## Start

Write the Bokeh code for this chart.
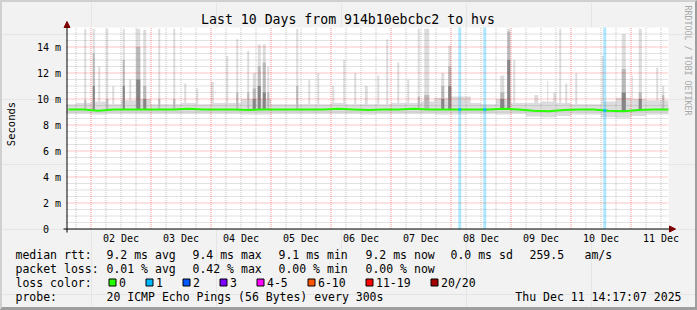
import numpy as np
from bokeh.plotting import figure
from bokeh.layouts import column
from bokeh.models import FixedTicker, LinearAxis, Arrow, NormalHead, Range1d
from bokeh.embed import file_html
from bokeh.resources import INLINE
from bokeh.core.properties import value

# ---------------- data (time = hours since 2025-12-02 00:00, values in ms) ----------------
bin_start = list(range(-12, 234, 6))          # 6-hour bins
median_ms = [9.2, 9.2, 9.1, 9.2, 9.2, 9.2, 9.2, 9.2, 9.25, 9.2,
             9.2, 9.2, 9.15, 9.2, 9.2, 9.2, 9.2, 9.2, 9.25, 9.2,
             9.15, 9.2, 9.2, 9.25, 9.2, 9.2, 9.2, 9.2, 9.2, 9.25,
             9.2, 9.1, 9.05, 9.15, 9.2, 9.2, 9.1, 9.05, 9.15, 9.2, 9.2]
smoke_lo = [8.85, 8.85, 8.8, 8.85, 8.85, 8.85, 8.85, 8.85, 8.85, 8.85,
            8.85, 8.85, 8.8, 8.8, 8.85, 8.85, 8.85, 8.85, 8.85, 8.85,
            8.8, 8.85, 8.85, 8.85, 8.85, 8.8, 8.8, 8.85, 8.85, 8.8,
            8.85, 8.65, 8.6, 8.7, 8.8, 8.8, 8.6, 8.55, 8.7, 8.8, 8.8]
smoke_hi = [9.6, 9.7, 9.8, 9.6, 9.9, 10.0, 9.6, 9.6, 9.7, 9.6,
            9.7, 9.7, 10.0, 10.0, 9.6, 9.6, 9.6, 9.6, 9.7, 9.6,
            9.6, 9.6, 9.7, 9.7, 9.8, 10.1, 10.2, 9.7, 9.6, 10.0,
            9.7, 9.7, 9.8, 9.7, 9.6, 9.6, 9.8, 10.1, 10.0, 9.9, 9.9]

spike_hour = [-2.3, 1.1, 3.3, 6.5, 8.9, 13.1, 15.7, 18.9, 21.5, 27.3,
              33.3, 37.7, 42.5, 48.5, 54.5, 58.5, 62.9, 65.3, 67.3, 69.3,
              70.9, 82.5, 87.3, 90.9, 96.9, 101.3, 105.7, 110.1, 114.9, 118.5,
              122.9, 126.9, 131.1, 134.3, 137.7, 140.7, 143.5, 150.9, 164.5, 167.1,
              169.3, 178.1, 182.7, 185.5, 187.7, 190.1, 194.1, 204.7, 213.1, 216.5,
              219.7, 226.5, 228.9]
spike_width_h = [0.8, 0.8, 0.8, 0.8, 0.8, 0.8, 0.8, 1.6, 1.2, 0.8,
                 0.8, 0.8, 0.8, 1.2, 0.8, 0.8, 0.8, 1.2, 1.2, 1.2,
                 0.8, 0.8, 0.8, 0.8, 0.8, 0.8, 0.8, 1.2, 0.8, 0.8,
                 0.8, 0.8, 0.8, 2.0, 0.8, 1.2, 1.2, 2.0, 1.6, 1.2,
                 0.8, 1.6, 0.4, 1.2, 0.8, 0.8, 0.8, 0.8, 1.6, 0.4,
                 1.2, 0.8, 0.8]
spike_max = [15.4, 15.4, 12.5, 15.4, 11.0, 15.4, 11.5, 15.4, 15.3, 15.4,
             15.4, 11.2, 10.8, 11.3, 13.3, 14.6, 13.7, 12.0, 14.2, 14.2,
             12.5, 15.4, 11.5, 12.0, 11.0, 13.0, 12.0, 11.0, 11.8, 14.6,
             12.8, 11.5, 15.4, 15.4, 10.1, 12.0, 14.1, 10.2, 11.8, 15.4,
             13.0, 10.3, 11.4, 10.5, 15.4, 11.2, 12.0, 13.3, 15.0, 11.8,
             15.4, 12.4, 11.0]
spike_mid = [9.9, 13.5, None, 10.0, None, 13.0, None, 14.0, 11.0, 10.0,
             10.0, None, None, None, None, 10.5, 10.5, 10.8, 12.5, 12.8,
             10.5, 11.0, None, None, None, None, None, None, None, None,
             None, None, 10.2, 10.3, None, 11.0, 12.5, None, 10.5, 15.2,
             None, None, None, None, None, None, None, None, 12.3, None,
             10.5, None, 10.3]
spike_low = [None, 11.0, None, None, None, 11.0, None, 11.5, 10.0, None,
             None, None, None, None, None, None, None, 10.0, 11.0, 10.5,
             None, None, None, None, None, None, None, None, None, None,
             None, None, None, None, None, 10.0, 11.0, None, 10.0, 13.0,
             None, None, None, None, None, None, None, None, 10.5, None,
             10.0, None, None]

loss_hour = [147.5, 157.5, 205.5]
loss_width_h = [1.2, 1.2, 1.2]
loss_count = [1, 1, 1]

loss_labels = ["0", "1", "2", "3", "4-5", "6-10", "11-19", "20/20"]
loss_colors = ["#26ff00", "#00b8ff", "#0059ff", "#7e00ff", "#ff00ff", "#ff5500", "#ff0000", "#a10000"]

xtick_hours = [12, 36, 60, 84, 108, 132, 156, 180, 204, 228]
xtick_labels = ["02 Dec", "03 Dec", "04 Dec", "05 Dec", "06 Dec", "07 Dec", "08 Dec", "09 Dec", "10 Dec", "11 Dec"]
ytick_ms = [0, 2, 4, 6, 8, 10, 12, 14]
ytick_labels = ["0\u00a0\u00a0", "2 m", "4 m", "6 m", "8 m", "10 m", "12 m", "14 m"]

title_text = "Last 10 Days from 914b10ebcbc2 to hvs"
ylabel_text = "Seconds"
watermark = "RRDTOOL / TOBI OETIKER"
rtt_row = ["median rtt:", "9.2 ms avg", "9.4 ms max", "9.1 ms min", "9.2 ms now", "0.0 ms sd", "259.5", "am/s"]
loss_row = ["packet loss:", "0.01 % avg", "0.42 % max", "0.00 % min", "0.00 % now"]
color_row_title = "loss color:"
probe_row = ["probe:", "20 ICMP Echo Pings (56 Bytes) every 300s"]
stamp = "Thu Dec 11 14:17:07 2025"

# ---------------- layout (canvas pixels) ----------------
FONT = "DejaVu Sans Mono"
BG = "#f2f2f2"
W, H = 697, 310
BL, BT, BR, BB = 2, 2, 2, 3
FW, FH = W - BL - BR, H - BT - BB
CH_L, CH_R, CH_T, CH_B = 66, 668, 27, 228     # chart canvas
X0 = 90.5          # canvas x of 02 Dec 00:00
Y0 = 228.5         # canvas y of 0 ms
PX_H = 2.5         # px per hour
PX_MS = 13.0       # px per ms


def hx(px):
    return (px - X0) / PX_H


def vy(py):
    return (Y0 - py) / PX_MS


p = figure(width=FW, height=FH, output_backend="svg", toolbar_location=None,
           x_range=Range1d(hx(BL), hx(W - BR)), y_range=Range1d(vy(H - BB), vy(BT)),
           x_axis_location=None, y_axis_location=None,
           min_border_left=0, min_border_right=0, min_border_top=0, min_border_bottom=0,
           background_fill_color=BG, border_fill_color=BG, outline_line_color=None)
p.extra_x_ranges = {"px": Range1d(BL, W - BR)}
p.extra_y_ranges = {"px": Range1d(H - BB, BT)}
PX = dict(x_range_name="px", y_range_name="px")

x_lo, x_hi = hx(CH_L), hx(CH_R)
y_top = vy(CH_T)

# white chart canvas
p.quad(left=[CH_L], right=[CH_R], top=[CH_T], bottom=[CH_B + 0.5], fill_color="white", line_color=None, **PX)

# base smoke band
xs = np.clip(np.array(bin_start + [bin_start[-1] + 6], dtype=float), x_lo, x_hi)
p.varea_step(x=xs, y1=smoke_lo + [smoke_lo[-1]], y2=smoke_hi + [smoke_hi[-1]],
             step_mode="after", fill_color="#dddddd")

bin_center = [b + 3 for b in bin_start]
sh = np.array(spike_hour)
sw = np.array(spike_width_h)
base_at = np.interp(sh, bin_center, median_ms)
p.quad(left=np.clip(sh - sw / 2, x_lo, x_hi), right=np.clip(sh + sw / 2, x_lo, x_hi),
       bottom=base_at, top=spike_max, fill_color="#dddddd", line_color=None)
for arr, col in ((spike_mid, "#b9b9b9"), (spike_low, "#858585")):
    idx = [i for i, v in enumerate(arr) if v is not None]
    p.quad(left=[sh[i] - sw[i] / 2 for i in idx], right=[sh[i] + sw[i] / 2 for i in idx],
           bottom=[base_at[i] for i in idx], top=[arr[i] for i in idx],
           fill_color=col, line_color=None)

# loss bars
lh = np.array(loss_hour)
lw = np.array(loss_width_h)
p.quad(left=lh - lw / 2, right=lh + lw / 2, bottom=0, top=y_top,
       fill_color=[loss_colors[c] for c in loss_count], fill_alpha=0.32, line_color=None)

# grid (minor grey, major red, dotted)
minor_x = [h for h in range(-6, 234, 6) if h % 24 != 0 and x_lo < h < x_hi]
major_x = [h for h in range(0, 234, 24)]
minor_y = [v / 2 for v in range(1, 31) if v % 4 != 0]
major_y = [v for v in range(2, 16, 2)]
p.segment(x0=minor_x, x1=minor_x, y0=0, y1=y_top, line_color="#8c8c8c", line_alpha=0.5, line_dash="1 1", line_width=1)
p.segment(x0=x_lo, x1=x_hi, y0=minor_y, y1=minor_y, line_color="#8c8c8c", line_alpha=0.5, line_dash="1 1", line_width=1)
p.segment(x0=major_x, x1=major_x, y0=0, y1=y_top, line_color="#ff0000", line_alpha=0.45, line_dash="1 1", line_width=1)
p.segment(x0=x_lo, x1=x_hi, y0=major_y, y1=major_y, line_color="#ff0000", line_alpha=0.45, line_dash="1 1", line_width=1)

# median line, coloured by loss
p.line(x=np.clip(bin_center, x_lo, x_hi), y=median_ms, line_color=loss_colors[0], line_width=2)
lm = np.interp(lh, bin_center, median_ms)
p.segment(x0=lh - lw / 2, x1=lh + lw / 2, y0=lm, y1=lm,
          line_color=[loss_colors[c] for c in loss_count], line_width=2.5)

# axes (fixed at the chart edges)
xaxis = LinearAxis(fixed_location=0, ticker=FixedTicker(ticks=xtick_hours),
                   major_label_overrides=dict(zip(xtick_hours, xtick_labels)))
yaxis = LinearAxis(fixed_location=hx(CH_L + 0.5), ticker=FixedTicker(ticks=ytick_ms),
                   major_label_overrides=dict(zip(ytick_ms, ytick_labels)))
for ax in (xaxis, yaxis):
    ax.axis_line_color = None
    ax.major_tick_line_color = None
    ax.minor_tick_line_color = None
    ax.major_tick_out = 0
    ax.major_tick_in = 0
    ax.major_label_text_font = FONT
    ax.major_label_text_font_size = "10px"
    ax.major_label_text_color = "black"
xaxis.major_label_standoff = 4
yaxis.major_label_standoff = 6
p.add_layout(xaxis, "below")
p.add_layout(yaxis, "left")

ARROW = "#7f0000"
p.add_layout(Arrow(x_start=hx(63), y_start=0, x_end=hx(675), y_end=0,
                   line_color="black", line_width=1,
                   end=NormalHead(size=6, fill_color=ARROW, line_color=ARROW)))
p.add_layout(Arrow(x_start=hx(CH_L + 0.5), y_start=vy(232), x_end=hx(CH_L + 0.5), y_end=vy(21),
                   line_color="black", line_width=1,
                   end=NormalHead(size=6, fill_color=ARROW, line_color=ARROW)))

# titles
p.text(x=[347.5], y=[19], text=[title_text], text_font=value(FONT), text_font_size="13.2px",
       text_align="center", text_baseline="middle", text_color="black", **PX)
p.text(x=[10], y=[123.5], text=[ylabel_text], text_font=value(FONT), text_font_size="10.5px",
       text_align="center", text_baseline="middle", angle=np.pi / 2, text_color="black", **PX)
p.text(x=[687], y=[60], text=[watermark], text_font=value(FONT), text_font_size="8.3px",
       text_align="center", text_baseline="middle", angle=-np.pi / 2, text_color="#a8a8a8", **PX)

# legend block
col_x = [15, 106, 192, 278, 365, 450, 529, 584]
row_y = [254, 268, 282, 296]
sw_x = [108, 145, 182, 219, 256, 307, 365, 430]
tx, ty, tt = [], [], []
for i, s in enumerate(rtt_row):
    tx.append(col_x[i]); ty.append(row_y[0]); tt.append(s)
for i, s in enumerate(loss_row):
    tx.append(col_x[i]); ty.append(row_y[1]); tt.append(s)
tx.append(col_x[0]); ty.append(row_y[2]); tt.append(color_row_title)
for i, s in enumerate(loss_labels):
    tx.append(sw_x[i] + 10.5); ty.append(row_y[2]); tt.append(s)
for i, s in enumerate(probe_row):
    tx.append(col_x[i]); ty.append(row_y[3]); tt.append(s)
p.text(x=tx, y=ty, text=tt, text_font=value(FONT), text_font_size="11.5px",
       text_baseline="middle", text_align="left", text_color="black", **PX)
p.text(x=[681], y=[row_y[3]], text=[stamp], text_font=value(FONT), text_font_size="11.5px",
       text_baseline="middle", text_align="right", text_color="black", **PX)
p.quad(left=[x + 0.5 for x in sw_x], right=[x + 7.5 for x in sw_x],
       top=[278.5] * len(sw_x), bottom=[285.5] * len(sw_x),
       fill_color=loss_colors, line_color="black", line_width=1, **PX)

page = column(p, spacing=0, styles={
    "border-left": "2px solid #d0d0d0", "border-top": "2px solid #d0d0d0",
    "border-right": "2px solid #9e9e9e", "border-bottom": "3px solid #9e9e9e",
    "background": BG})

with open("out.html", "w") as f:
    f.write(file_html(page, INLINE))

## End

▶ **BRIEF**: Quote, exactly and only, the lines from the first line of the data above through the line containing "from bokeh.core.properties import value". The pictures do not belong in it.

▶ **EXERCISE RESULT**:
Write the Bokeh code for this chart.
import numpy as np
from bokeh.plotting import figure
from bokeh.layouts import column
from bokeh.models import FixedTicker, LinearAxis, Arrow, NormalHead, Range1d
from bokeh.embed import file_html
from bokeh.resources import INLINE
from bokeh.core.properties import value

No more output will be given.